Trump Is Repeating Biden's AI Mistakes
Export controls on advanced chips and AI models hold back innovation and hurt American businesses.
President Donald Trump pledged to remove "barriers to American leadership in artificial intelligence" in a January executive order by reversing the Biden administration's precautionary approach to AI. Despite this order, the Trump administration is repeating its predecessor's mistakes by allowing export controls issued by former President Joe Biden to take effect.
Administered by the Commerce Department's Bureau of Industry and Security, the Framework for AI Diffusion creates a global licensing regime for closed AI models and the advanced chips used to train and run them. The bureau administers the Export Administration Regulations (EAR), which govern what American-made products may be exported based on the item, the destination, the end use, and the end user.

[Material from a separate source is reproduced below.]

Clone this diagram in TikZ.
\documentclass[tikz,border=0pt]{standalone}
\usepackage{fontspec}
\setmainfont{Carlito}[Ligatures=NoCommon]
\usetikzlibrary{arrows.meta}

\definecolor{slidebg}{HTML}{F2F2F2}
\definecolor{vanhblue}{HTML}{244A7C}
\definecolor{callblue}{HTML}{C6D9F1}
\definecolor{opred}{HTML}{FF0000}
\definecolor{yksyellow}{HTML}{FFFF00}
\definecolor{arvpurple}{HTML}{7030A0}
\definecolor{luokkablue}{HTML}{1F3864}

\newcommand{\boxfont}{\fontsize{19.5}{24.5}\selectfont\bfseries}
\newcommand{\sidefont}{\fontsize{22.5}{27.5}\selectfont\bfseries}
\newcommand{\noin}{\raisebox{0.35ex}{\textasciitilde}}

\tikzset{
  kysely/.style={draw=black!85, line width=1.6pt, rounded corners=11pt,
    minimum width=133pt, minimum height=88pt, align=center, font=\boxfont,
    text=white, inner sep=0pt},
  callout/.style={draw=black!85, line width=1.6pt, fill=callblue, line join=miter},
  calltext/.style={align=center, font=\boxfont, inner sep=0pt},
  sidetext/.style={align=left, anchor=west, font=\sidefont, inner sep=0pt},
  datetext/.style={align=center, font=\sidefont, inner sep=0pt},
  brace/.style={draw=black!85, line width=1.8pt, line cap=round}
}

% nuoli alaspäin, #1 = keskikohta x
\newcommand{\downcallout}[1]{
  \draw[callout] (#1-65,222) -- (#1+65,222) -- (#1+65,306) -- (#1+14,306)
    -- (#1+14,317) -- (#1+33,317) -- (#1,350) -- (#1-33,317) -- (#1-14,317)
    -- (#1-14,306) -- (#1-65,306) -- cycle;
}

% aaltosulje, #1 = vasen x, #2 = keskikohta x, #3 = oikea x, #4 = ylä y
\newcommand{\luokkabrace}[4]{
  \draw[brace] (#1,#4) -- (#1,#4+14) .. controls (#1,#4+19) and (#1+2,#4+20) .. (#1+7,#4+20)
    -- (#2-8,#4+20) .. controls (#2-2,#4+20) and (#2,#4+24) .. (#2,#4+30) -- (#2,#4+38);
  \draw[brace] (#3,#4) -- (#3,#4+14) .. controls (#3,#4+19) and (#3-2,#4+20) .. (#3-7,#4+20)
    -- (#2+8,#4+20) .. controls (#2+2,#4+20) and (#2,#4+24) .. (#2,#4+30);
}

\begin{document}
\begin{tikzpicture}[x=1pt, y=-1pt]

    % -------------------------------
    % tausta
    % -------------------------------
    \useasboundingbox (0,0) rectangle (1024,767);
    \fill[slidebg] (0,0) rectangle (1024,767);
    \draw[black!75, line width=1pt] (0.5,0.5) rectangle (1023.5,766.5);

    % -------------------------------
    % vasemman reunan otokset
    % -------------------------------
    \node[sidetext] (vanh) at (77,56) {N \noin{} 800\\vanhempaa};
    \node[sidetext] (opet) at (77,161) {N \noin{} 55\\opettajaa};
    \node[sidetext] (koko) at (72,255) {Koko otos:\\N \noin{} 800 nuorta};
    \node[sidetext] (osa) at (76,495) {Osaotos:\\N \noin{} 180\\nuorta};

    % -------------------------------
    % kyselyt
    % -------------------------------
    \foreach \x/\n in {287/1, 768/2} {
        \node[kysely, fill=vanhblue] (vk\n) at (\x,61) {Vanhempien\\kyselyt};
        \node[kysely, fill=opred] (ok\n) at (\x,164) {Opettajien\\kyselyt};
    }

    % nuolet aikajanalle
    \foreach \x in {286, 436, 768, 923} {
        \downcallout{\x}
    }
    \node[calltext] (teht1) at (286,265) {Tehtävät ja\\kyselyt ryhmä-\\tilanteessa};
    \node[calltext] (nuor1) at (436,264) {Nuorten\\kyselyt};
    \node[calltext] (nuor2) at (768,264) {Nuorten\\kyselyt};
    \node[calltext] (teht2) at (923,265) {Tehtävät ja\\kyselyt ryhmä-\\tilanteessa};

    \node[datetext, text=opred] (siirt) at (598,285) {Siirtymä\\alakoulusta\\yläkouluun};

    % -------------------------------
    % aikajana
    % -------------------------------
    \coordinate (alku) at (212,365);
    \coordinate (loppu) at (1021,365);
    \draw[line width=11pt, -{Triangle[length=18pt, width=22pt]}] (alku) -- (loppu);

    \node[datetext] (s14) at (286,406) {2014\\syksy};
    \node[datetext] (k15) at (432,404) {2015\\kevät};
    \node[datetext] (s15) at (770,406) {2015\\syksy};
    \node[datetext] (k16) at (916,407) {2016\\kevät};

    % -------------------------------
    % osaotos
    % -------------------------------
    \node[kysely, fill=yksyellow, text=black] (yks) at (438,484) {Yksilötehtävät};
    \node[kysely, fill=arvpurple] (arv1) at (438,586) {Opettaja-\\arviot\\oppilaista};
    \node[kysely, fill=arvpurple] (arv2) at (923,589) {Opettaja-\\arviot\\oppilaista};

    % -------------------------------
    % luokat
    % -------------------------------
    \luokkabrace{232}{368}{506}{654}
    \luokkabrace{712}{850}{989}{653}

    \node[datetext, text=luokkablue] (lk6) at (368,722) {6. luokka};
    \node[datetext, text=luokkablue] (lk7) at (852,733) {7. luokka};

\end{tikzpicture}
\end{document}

The framework, with which exporters must comply by May 15, amends the EAR by extending the bureau's regulatory oversight to include foreign products that are "direct products" of American technology subject to the EAR. Under the framework, the Commerce Department will also be able to regulate products made by a "complete plant or 'major component' of a plant that is a 'direct product'" of those domestic technologies.
The worldwide license regime applies to any advanced semiconductor designed for data center use and graphics processing units (GPUs) used for AI acceleration. The framework also introduces licenses to export the model weights of closed AI models that exceed a certain threshold of computational power. Matthew Mittelsteadt, technology policy research fellow at the Cato Institute, tells Reason that while every model that exists today is under this threshold, "a lot of training in and of itself does not make [AI] intelligent or risky."

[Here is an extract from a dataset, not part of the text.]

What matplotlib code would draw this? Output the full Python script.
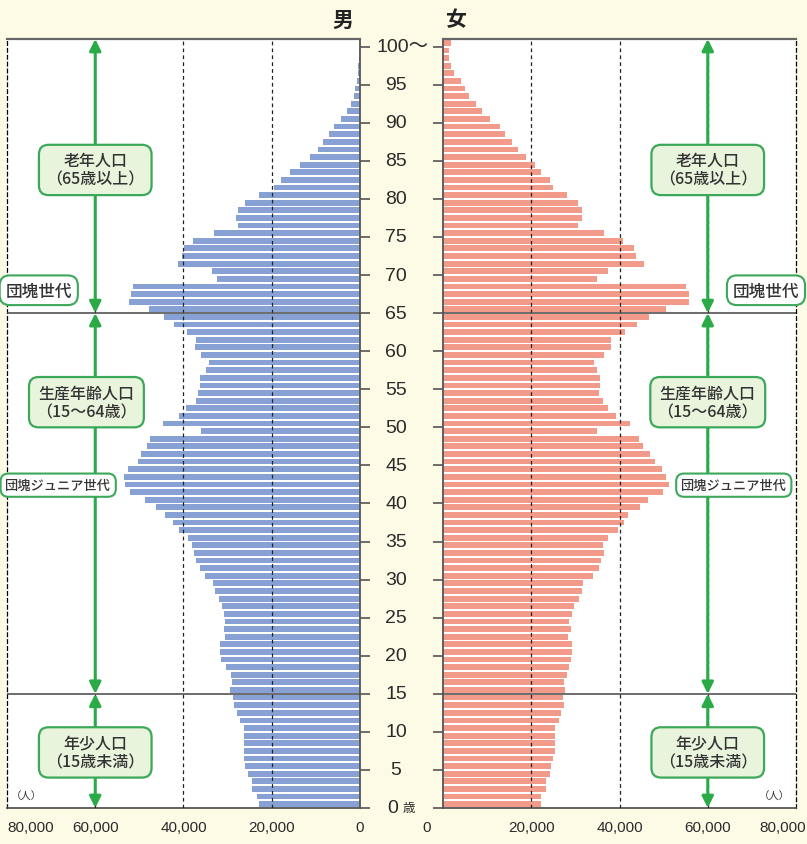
import matplotlib
matplotlib.use("Agg")
import matplotlib.pyplot as plt
import matplotlib.transforms as mtransforms
import numpy as np

plt.rcParams['font.family'] = ['Noto Sans CJK JP', 'DejaVu Sans']

# ages 0 .. 100 (100 = 100歳以上), values in persons
ages = np.arange(0, 101)

male = [
    22800, 23300, 24400, 24400, 25300, 26000, 26200, 26400, 26200, 26200,
    26400, 27300, 27800, 28500, 28700, 29400, 28900, 29200, 30300, 31400,
    31700, 31700, 30500, 30800, 30500, 30800, 31200, 31900, 32800, 33300,
    35100, 36200, 37100, 37600, 38000, 38900, 41000, 42300, 44200, 46200,
    48700, 52100, 53300, 53500, 52600, 50300, 49600, 48300, 47600, 36000,
    44600, 41000, 39400, 37100, 36700, 36200, 36200, 34800, 34200, 36000,
    37300, 37100, 39200, 42100, 44400, 47800, 52300, 51900, 51400, 32300,
    33500, 41200, 40300, 39900, 37800, 33000, 27600, 28000, 27600, 26000,
    23000, 19600, 17800, 15800, 13500, 11400, 9600, 8300, 7100, 5800,
    4200, 3000, 2100, 1400, 1200, 700, 500, 400, 200, 150,
    100,
]

female = [
    22200, 22200, 23400, 23400, 24300, 24500, 25000, 25400, 25400, 25400,
    25400, 26400, 26800, 27500, 27300, 27700, 27500, 28000, 28600, 28900,
    29300, 29300, 28400, 28900, 28600, 29300, 29800, 30900, 31600, 31800,
    34100, 35300, 35700, 36400, 36200, 37500, 39600, 41000, 41900, 44600,
    46500, 49900, 51300, 50600, 49700, 48100, 46900, 45300, 44400, 34800,
    42300, 39100, 37500, 36200, 35300, 35500, 35500, 34800, 34300, 36600,
    38000, 38000, 41200, 43900, 46700, 50600, 55800, 55800, 55100, 35000,
    37300, 45500, 43700, 43300, 40700, 36600, 30700, 31600, 31400, 30700,
    28200, 25000, 24300, 22200, 20900, 18800, 17000, 15600, 14000, 12900,
    10600, 8800, 7400, 5800, 4900, 4000, 2600, 1900, 1450, 1300,
    1900,
]

age_ticks = list(range(0, 101, 5))
x_ticks = [0, 20000, 40000, 60000, 80000]
x_labels = ["0", "20,000", "40,000", "60,000", "80,000"]

group_bounds = [15, 65]
groups = [
    (0, 15, "年少人口\n（15歳未満）", 7.3),
    (15, 65, "生産年齢人口\n（15～64歳）", 53.3),
    (65, 101, "老年人口\n（65歳以上）", 83.8),
]

bg = "#fdfbe6"
blue = "#88a1d5"
pink = "#f29b8a"
green = "#2aab47"
box_face = "#e9f4dc"
box_edge = "#3ca85a"
spine_col = "#555555"
txt_col = "#2a2a2a"

fig = plt.figure(figsize=(8.07, 8.45), dpi=100, facecolor=bg)
axL = fig.add_axes([7 / 807, 36 / 845, 353 / 807, 769 / 845])
axR = fig.add_axes([443 / 807, 36 / 845, 353 / 807, 769 / 845])

for ax, vals, col in [(axL, male, blue), (axR, female, pink)]:
    ax.set_facecolor("white")
    ax.barh(ages + 0.5, vals, height=0.76, color=col, zorder=2)
    ax.set_ylim(0, 101)
    ax.set_xticks([])
    ax.set_yticks(age_ticks)
    ax.tick_params(axis="y", length=7, width=1.2, color=spine_col, labelleft=False, labelright=False)
    # dashed grid on top of bars
    for gx in [20000, 40000, 60000]:
        ax.axvline(gx, color="#222222", lw=0.9, ls=(0, (3, 2.5)), zorder=3)
    for b in group_bounds:
        ax.axhline(b, color="#444444", lw=1.1, zorder=4)
    ax.spines["top"].set_color("#666666")
    ax.spines["top"].set_linewidth(1.6)
    ax.spines["bottom"].set_color(spine_col)
    ax.spines["bottom"].set_linewidth(1.3)

axL.set_xlim(80000, 0)
axR.set_xlim(0, 80000)

axL.spines["right"].set_color(spine_col)
axL.spines["right"].set_linewidth(1.3)
axL.spines["left"].set_linestyle((0, (3, 2.5)))
axL.spines["left"].set_linewidth(0.9)
axL.yaxis.tick_right()
axL.tick_params(axis="y", direction="out")

axR.spines["left"].set_color(spine_col)
axR.spines["left"].set_linewidth(1.3)
axR.spines["right"].set_linestyle((0, (3, 2.5)))
axR.spines["right"].set_linewidth(0.9)
axR.yaxis.tick_left()
axR.tick_params(axis="y", direction="out")

# age labels between the two panels
trans = mtransforms.blended_transform_factory(fig.transFigure, axL.transData)
for a in age_ticks:
    if a == 100:
        fig.text(377 / 807, a, "100～", transform=trans, ha="left", va="center",
                 fontsize=14, family=["Liberation Sans", "Noto Sans CJK JP"], color=txt_col)
    elif a == 0:
        fig.text(393 / 807, a, "0", transform=trans, ha="center", va="center",
                 fontsize=14, family="Liberation Sans", color=txt_col)
        fig.text(403 / 807, a, "歳", transform=trans, ha="left", va="center",
                 fontsize=9, color=txt_col)
    else:
        fig.text(396 / 807, a, str(a), transform=trans, ha="center", va="center",
                 fontsize=14, family="Liberation Sans", color=txt_col)

# x tick labels
for ax, side in [(axL, "L"), (axR, "R")]:
    tr = mtransforms.blended_transform_factory(ax.transData, ax.transAxes)
    for v, lab in zip(x_ticks, x_labels):
        ha = "center"
        xv = v
        if side == "L" and v == 80000:
            ha = "left"
        if side == "R" and v == 80000:
            xv = 77000
        if side == "R" and v == 0:
            xv = -3700
        ax.text(xv, -0.025, lab, transform=tr, ha=ha, va="center", fontsize=11,
                family="Liberation Sans", color=txt_col, clip_on=False)

axL.text(0.055, 0.016, "（人）", transform=axL.transAxes, ha="center", va="center",
         fontsize=7.5, color="#333333", zorder=6)
axR.text(0.94, 0.016, "（人）", transform=axR.transAxes, ha="center", va="center",
         fontsize=7.5, color="#333333", zorder=6)

# group arrows and boxes
for ax, box_x in [(axL, [60000, 62000, 60000]), (axR, [60000, 60000, 60000])]:
    for (lo, hi, label, ymid), bx in zip(groups, box_x):
        ax.annotate("", xy=(60000, hi), xytext=(60000, lo),
                    arrowprops=dict(arrowstyle="<|-|>", color=green, lw=2.2,
                                    mutation_scale=17, shrinkA=0, shrinkB=0),
                    zorder=5)
        ax.text(bx, ymid, label, ha="center", va="center", fontsize=11.5,
                fontweight="medium", color="#333333", linespacing=1.15, zorder=7,
                bbox=dict(boxstyle="round,pad=0.45,rounding_size=0.6",
                          fc=box_face, ec=box_edge, lw=1.6))

small_box = dict(boxstyle="round,pad=0.35,rounding_size=0.6", fc="white", ec=box_edge, lw=1.5)
axL.text(72800, 68.0, "団塊世代", ha="center", va="center", fontsize=12,
         fontweight="medium", color="#333333", zorder=7, bbox=small_box, clip_on=False)
axR.text(73200, 68.0, "団塊世代", ha="center", va="center", fontsize=12,
         fontweight="medium", color="#333333", zorder=7, bbox=small_box, clip_on=False)
axL.text(68400, 42.4, "団塊ジュニア世代", ha="center", va="center", fontsize=9.5,
         fontweight="medium", color="#333333", zorder=7, bbox=small_box, clip_on=False)
axR.text(65900, 42.4, "団塊ジュニア世代", ha="center", va="center", fontsize=9.5,
         fontweight="medium", color="#333333", zorder=7, bbox=small_box, clip_on=False)

fig.text(343 / 807, 1 - 20 / 845, "男", ha="center", va="center", fontsize=15,
         fontweight="bold", color="#222222")
fig.text(455 / 807, 1 - 20 / 845, "女", ha="center", va="center", fontsize=15,
         fontweight="bold", color="#222222")

fig.savefig("out.png", dpi=100, facecolor=bg)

The framework preemptively denies applications for the export of advanced semiconductors as well as advanced AI models to Arms Embargoed Countries, which includes China. But prohibiting the sale of high-powered GPUs to China did not stop DeepSeek from developing its advanced large language model, R1. The framework subjects roughly 150 countries, including India and Brazil, "to a byzantine and problematic set of limits" that further reduces demand for American chips, according to John Villasenor, nonresident senior fellow at the Brookings Institution.

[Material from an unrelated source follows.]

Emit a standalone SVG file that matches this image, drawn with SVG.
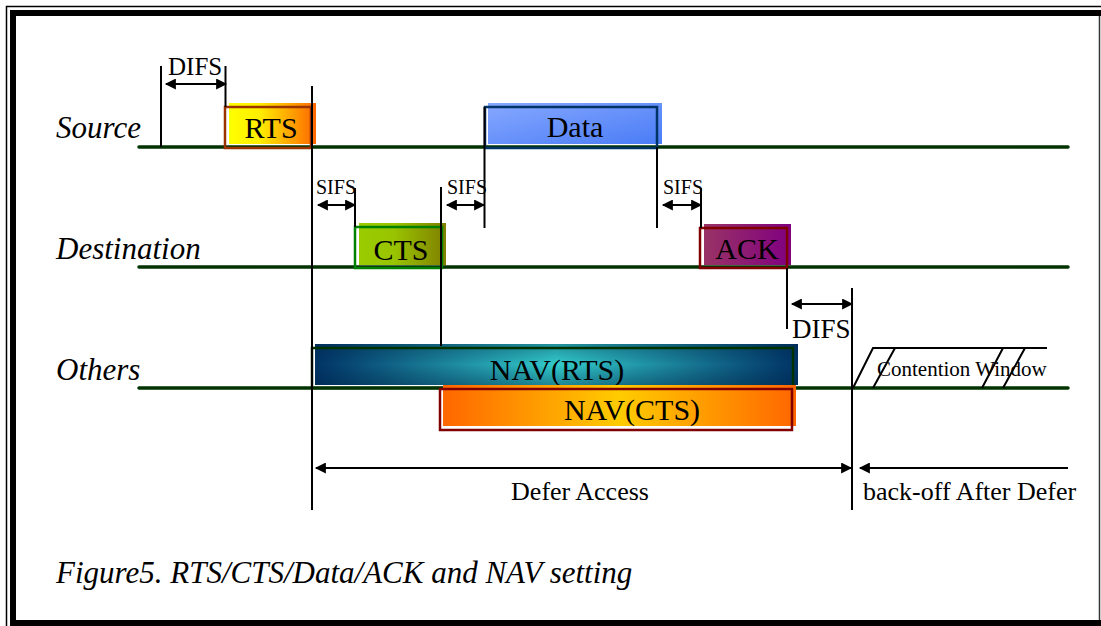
<svg xmlns="http://www.w3.org/2000/svg" width="1101" height="626" viewBox="0 0 1101 626">
  <style>
    .lbl { font-family: "Liberation Serif", "Times New Roman", serif; fill: #000; }
    .ital { font-style: italic; font-size: 31px; }
    .box { font-size: 30px; text-anchor: middle; }
    .small { font-size: 20px; }
    .mid { font-size: 26px; text-anchor: middle; }
    .tick { stroke: #000; stroke-width: 2; fill: none; }
    .arrow { stroke: #000; stroke-width: 2; fill: none; marker-start: url(#ah); marker-end: url(#ah); }
    .base { stroke: #003300; stroke-width: 3.5; stroke-linecap: round; }
  </style>
  <defs>
    <marker id="ah" viewBox="0 0 10 10" refX="9" refY="5" markerWidth="6" markerHeight="5.5" orient="auto-start-reverse" markerUnits="strokeWidth">
      <path d="M0,0 L10,5 L0,10 Z" fill="#000"/>
    </marker>
    <linearGradient id="gRts" x1="0" y1="0" x2="1" y2="0">
      <stop offset="0" stop-color="#ffff00"/>
      <stop offset="0.35" stop-color="#ffee00"/>
      <stop offset="1" stop-color="#ff6600"/>
    </linearGradient>
    <linearGradient id="gData" x1="0" y1="0" x2="1" y2="1">
      <stop offset="0" stop-color="#86a8ff"/>
      <stop offset="1" stop-color="#4a7cf6"/>
    </linearGradient>
    <linearGradient id="gCts" x1="0" y1="0" x2="1" y2="0">
      <stop offset="0" stop-color="#99cc00"/>
      <stop offset="0.4" stop-color="#99c400"/>
      <stop offset="1" stop-color="#808000"/>
    </linearGradient>
    <linearGradient id="gAck" x1="0" y1="0" x2="1" y2="0">
      <stop offset="0" stop-color="#993366"/>
      <stop offset="1" stop-color="#800080"/>
    </linearGradient>
    <linearGradient id="gNavR" x1="0" y1="0" x2="1" y2="0">
      <stop offset="0" stop-color="#003366"/>
      <stop offset="0.5" stop-color="#33cccc"/>
      <stop offset="1" stop-color="#003366"/>
    </linearGradient>
    <linearGradient id="gNavRv" x1="0" y1="0" x2="0" y2="1">
      <stop offset="0" stop-color="#002244" stop-opacity="0.35"/>
      <stop offset="0.5" stop-color="#002244" stop-opacity="0"/>
      <stop offset="1" stop-color="#002244" stop-opacity="0.4"/>
    </linearGradient>
    <linearGradient id="gNavC" x1="0" y1="0" x2="1" y2="0">
      <stop offset="0" stop-color="#ff6600"/>
      <stop offset="0.5" stop-color="#ffcc00"/>
      <stop offset="1" stop-color="#ff6600"/>
    </linearGradient>
  </defs>

  <rect width="1101" height="626" fill="#fff"/>

  <!-- double frame -->
  <g id="frame">
    <path d="M6.5,626 V6.5 H1101" stroke="#000" stroke-width="1.5" fill="none"/>
    <rect x="13" y="13" width="1100" height="610" stroke="#000" stroke-width="6" fill="none"/>
    <line x1="1099.5" y1="16" x2="1099.5" y2="620" stroke="#333" stroke-width="1.5"/>
  </g>

  <!-- station time lines -->
  <g id="timelines">
    <line class="base" x1="139" y1="147" x2="1068" y2="147"/>
    <line class="base" x1="139" y1="267" x2="1068" y2="267"/>
    <line class="base" x1="139" y1="388" x2="1068" y2="388"/>
    <text class="lbl ital" x="56" y="138">Source</text>
    <text class="lbl ital" x="56" y="259">Destination</text>
    <text class="lbl ital" x="56" y="380">Others</text>
  </g>

  <!-- frames on the medium -->
  <g id="rts">
    <rect x="229" y="103" width="87" height="41" fill="url(#gRts)"/>
    <rect x="225" y="107" width="86" height="41" fill="none" stroke="#993300" stroke-width="2.5"/>
    <text class="lbl box" x="271" y="138">RTS</text>
  </g>
  <g id="data">
    <rect x="488" y="103" width="174" height="41" fill="url(#gData)"/>
    <rect x="485" y="107" width="172" height="41" fill="none" stroke="#003366" stroke-width="2.5"/>
    <text class="lbl box" x="575" y="137">Data</text>
  </g>
  <g id="cts">
    <rect x="359" y="223" width="87" height="42" fill="url(#gCts)"/>
    <rect x="355" y="227" width="87" height="41" fill="none" stroke="#008000" stroke-width="2.5"/>
    <text class="lbl box" x="401" y="260">CTS</text>
  </g>
  <g id="ack">
    <rect x="704" y="224" width="87" height="41" fill="url(#gAck)"/>
    <rect x="700" y="228" width="87" height="40" fill="none" stroke="#800000" stroke-width="2.5"/>
    <text class="lbl box" x="747" y="259">ACK</text>
  </g>
  <g id="nav-rts">
    <rect x="315" y="344" width="483" height="41" fill="url(#gNavR)"/>
    <rect x="315" y="344" width="483" height="41" fill="url(#gNavRv)"/>
    <rect x="312" y="348" width="481" height="40" fill="none" stroke="#003300" stroke-width="2.5"/>
    <text class="lbl box" x="557" y="380">NAV(RTS)</text>
  </g>
  <g id="nav-cts">
    <rect x="443" y="385" width="353" height="41" fill="url(#gNavC)"/>
    <rect x="440" y="389" width="352" height="41" fill="none" stroke="#800000" stroke-width="2.5"/>
    <text class="lbl box" x="632" y="420">NAV(CTS)</text>
  </g>
  <g id="contention">
    <path class="tick" d="M853,388 L873,348 H1047 M873,388 L895,348 M982,388 L1003,348 M1003,388 L1025,348"/>
    <text class="lbl" x="877" y="376" font-size="21">Contention Window</text>
  </g>

  <!-- timing marks and intervals -->
  <g id="connectors">
    <line class="tick" x1="161" y1="66" x2="161" y2="147"/>
    <line class="tick" x1="225.5" y1="66" x2="225.5" y2="107"/>
    <line class="arrow" x1="166" y1="84" x2="226" y2="84"/>

    <line class="tick" x1="312" y1="86" x2="312" y2="510"/>
    <line class="tick" x1="355" y1="188" x2="355" y2="227"/>
    <line class="arrow" x1="318" y1="205" x2="355" y2="205"/>

    <line class="tick" x1="441" y1="187" x2="441" y2="346"/>
    <line class="tick" x1="484.5" y1="107" x2="484.5" y2="228"/>
    <line class="arrow" x1="447" y1="205" x2="484" y2="205"/>

    <line class="tick" x1="657" y1="147" x2="657" y2="228"/>
    <line class="tick" x1="701" y1="188" x2="701" y2="228"/>
    <line class="arrow" x1="663" y1="205" x2="701" y2="205"/>

    <line class="tick" x1="787" y1="268" x2="787" y2="329"/>
    <line class="tick" x1="852" y1="288" x2="852" y2="510"/>
    <line class="arrow" x1="792" y1="304" x2="852" y2="304"/>

    <line class="arrow" x1="316" y1="468" x2="851" y2="468"/>
    <line class="tick" x1="1068" y1="468" x2="860" y2="468" marker-end="url(#ah)"/>
  </g>

  <g id="interval-labels">
    <text class="lbl" x="168" y="75" font-size="25">DIFS</text>
    <text class="lbl small" x="316" y="194">SIFS</text>
    <text class="lbl small" x="447" y="194">SIFS</text>
    <text class="lbl small" x="663" y="194">SIFS</text>
    <text class="lbl" x="792" y="338" font-size="27">DIFS</text>
    <text class="lbl mid" x="580" y="500">Defer Access</text>
    <text class="lbl" x="863" y="500" font-size="26">back-off After Defer</text>
    <text class="lbl ital" x="56" y="583">Figure5. RTS/CTS/Data/ACK and NAV setting</text>
  </g>
</svg>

Restricting the sale of advanced semiconductors doesn't only harm domestic tech firms such as Intel and Nvidia, but the American economy writ large. "Closing the door on all sorts of international trade opportunities," explains Mittelsteadt, "means we're closing the door on the markets that are needed to reap revenue on the things that we invent." Not generating revenue means the U.S. "can't invest in R&D," he adds, "and if we can't invest in R&D we're going to start falling behind."